Researchers worldwide are also exploring cost-effective ways to develop rare-earth-free magnets using alloys of other metals, including iron, cobalt and nickel, the report added, as these moves reflect coordinated “friendshoring” efforts to secure critical minerals for advanced technologies, though it may take years.

Meanwhile, the Wall Street Journal on Monday reported that Beijing planned to ease the flow of rare earths to the US by designing a system that would exclude companies with ties to the US military while fast-tracking export approvals for other firms, citing unidentified sources.

How exactly does China control key segments of the rare earth production chain?

In terms of rare earth reserves, China holds 49 per cent of the global market share, but rare earth elements are “fairly spread throughout the globe”, so reserves alone do not confer dominance, the report said.

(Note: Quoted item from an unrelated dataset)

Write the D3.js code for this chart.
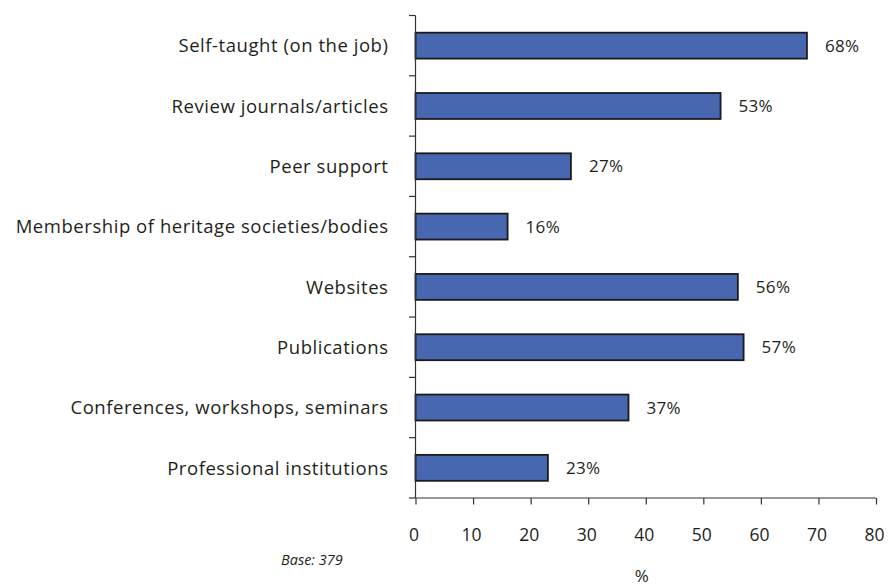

By mine production, China’s global share is 69 per cent, according to the analysts, adding that since there is no bottleneck on reserves, expanding mining capacity materially would take at least three to five years.

By refined production, China accounts for 88 per cent of the global market share, the report said, adding that it is “plausible but not easy” to gain a foothold in this area because of technological barriers and the environmental costs of processing.

And in terms of magnet supply, the analysts said China controls 90 per cent of the global market share, and that this is the “most difficult” segment to replicate, due to the technical know-how.

What about lithium-ion batteries?

In terms of battery production and sales, China’s global market share is 86 per cent for electric vehicle batteries and 92 per cent for energy storage system (ESS) batteries, the report said.

Morgan Stanley pointed to China’s “strong and sustainable dominance, given China’s complete value chain, rapid technology iteration, and unmatched scale and cost advantages in lithium-ion batteries”.

ESS batteries are core components of larger systems designed to store electrical energy for later use.

The analysts expected that Chinese battery producers would “very likely sustain their competitive advantages”.